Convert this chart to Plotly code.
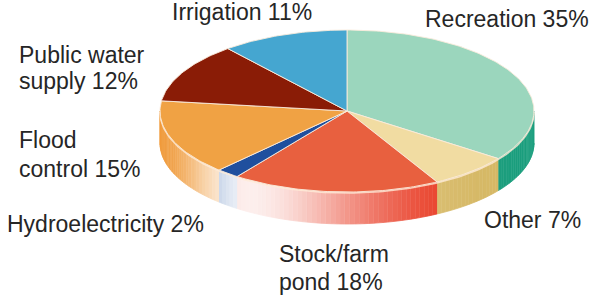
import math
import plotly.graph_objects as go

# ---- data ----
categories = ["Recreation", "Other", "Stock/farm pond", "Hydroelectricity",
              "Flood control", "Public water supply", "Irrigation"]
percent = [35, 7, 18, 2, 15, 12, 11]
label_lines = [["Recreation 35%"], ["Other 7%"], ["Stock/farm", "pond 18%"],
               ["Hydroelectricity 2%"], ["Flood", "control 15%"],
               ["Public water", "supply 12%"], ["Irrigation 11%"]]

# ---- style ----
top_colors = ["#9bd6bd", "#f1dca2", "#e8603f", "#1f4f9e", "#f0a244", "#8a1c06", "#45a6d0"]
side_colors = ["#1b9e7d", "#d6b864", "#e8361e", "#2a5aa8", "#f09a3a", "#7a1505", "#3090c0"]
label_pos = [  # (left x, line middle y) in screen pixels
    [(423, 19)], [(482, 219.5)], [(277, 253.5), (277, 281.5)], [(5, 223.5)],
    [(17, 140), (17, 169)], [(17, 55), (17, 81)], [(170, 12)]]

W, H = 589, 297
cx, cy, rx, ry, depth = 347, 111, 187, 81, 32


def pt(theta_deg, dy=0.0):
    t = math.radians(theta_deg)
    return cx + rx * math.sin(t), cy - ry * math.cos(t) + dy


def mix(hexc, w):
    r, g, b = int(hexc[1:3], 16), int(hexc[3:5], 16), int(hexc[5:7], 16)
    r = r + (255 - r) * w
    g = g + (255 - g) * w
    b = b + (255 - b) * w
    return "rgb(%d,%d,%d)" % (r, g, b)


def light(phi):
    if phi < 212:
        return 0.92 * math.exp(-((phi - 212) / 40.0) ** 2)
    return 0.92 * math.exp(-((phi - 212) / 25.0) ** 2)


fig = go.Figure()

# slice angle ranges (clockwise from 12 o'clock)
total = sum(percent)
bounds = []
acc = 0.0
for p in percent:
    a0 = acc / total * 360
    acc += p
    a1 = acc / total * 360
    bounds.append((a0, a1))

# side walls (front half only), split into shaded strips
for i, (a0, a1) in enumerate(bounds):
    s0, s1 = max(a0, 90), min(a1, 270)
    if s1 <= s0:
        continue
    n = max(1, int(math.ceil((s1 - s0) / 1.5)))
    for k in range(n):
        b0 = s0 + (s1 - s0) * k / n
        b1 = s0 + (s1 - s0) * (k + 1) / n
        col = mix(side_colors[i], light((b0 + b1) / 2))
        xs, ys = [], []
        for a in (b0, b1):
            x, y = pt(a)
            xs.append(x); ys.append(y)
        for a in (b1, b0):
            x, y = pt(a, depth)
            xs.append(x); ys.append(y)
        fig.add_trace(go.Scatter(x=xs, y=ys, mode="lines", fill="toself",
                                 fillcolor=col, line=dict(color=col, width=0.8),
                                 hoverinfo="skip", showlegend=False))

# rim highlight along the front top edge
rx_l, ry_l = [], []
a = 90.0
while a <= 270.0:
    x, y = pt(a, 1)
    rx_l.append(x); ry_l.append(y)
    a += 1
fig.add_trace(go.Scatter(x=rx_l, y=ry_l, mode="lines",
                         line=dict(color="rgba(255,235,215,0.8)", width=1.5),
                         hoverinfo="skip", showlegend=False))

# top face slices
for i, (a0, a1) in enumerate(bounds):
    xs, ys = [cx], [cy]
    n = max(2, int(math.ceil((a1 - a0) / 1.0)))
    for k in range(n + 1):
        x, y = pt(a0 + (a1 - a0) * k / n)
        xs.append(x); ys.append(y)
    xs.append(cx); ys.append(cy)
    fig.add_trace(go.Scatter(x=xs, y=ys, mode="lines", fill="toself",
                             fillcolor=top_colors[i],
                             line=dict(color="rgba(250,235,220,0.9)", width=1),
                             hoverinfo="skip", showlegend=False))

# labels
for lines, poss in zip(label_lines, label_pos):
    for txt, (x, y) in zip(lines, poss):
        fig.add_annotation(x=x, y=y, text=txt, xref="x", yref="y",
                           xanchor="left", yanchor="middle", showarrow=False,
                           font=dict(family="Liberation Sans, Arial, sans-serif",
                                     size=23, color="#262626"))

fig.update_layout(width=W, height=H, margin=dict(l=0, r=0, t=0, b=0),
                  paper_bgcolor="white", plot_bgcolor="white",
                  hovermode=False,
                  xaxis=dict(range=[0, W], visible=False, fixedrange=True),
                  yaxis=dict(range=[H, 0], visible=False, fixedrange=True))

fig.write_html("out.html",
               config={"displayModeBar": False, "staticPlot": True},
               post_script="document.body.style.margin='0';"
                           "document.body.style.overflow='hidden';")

---

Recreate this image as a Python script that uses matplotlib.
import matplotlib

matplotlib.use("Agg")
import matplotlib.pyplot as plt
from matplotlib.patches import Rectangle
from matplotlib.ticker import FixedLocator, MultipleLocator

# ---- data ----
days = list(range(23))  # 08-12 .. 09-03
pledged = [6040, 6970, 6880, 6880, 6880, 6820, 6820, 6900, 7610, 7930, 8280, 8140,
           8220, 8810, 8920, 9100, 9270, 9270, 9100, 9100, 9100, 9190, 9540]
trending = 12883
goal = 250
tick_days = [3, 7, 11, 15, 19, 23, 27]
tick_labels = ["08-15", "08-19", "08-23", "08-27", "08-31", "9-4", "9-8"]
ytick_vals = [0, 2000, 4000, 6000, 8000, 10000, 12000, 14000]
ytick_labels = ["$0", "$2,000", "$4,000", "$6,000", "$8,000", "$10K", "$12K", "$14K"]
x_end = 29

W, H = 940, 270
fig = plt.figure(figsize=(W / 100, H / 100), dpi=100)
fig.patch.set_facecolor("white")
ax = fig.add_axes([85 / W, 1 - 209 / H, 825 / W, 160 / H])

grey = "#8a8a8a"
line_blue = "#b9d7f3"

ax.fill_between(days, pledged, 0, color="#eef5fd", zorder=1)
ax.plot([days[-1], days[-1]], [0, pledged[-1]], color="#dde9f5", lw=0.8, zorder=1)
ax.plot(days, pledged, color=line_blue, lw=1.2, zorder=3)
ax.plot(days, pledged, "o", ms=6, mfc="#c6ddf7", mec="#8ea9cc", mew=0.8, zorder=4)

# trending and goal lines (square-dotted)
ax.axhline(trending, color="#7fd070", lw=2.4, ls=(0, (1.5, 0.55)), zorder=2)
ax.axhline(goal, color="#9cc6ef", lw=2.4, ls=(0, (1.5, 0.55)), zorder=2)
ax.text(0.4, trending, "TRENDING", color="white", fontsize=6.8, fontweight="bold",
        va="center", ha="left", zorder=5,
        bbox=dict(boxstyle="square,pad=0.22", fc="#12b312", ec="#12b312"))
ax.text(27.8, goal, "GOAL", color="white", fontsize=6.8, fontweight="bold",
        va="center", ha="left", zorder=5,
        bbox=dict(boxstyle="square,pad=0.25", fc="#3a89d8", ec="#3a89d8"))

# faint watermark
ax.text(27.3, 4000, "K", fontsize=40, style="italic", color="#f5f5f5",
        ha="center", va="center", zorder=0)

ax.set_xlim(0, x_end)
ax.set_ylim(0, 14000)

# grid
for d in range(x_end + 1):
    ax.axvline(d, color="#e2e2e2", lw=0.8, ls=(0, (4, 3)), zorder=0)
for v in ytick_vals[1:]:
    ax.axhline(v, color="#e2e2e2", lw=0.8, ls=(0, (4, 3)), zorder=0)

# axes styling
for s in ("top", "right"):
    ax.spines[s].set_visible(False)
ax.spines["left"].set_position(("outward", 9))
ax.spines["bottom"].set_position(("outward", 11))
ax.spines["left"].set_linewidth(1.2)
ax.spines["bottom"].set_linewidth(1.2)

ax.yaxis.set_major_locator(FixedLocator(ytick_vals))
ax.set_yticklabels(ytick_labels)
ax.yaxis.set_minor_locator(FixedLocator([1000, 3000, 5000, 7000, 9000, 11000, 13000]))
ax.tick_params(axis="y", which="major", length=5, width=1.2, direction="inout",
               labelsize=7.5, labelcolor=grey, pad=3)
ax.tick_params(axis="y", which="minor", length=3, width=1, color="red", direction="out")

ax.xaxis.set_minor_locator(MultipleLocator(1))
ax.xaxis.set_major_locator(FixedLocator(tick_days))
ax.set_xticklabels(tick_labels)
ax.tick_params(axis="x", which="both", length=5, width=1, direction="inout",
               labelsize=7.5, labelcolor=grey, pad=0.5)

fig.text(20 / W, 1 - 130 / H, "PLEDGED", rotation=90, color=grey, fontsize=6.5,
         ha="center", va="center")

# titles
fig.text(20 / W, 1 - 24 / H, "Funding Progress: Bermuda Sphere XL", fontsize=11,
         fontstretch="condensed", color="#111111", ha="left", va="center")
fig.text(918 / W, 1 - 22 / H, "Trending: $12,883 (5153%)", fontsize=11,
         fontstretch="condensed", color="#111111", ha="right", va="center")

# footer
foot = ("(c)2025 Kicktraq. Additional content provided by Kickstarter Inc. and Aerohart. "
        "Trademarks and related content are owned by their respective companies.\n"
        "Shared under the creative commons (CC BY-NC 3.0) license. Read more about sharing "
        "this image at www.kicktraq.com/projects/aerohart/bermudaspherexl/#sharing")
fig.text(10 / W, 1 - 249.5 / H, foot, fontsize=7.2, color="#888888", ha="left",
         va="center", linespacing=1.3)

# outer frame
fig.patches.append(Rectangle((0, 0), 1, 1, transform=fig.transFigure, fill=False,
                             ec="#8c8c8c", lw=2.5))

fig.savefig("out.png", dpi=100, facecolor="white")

● Goal: Copy the lines above exactly, starting at the one with "Convert this chart to Plotly code." and ending at the one with "bounds.append((a0, a1))", both included. Leave out any pictures and add nothing else.

● Written response:
Convert this chart to Plotly code.
import math
import plotly.graph_objects as go

# ---- data ----
categories = ["Recreation", "Other", "Stock/farm pond", "Hydroelectricity",
              "Flood control", "Public water supply", "Irrigation"]
percent = [35, 7, 18, 2, 15, 12, 11]
label_lines = [["Recreation 35%"], ["Other 7%"], ["Stock/farm", "pond 18%"],
               ["Hydroelectricity 2%"], ["Flood", "control 15%"],
               ["Public water", "supply 12%"], ["Irrigation 11%"]]

# ---- style ----
top_colors = ["#9bd6bd", "#f1dca2", "#e8603f", "#1f4f9e", "#f0a244", "#8a1c06", "#45a6d0"]
side_colors = ["#1b9e7d", "#d6b864", "#e8361e", "#2a5aa8", "#f09a3a", "#7a1505", "#3090c0"]
label_pos = [  # (left x, line middle y) in screen pixels
    [(423, 19)], [(482, 219.5)], [(277, 253.5), (277, 281.5)], [(5, 223.5)],
    [(17, 140), (17, 169)], [(17, 55), (17, 81)], [(170, 12)]]

W, H = 589, 297
cx, cy, rx, ry, depth = 347, 111, 187, 81, 32


def pt(theta_deg, dy=0.0):
    t = math.radians(theta_deg)
    return cx + rx * math.sin(t), cy - ry * math.cos(t) + dy


def mix(hexc, w):
    r, g, b = int(hexc[1:3], 16), int(hexc[3:5], 16), int(hexc[5:7], 16)
    r = r + (255 - r) * w
    g = g + (255 - g) * w
    b = b + (255 - b) * w
    return "rgb(%d,%d,%d)" % (r, g, b)


def light(phi):
    if phi < 212:
        return 0.92 * math.exp(-((phi - 212) / 40.0) ** 2)
    return 0.92 * math.exp(-((phi - 212) / 25.0) ** 2)


fig = go.Figure()

# slice angle ranges (clockwise from 12 o'clock)
total = sum(percent)
bounds = []
acc = 0.0
for p in percent:
    a0 = acc / total * 360
    acc += p
    a1 = acc / total * 360
    bounds.append((a0, a1))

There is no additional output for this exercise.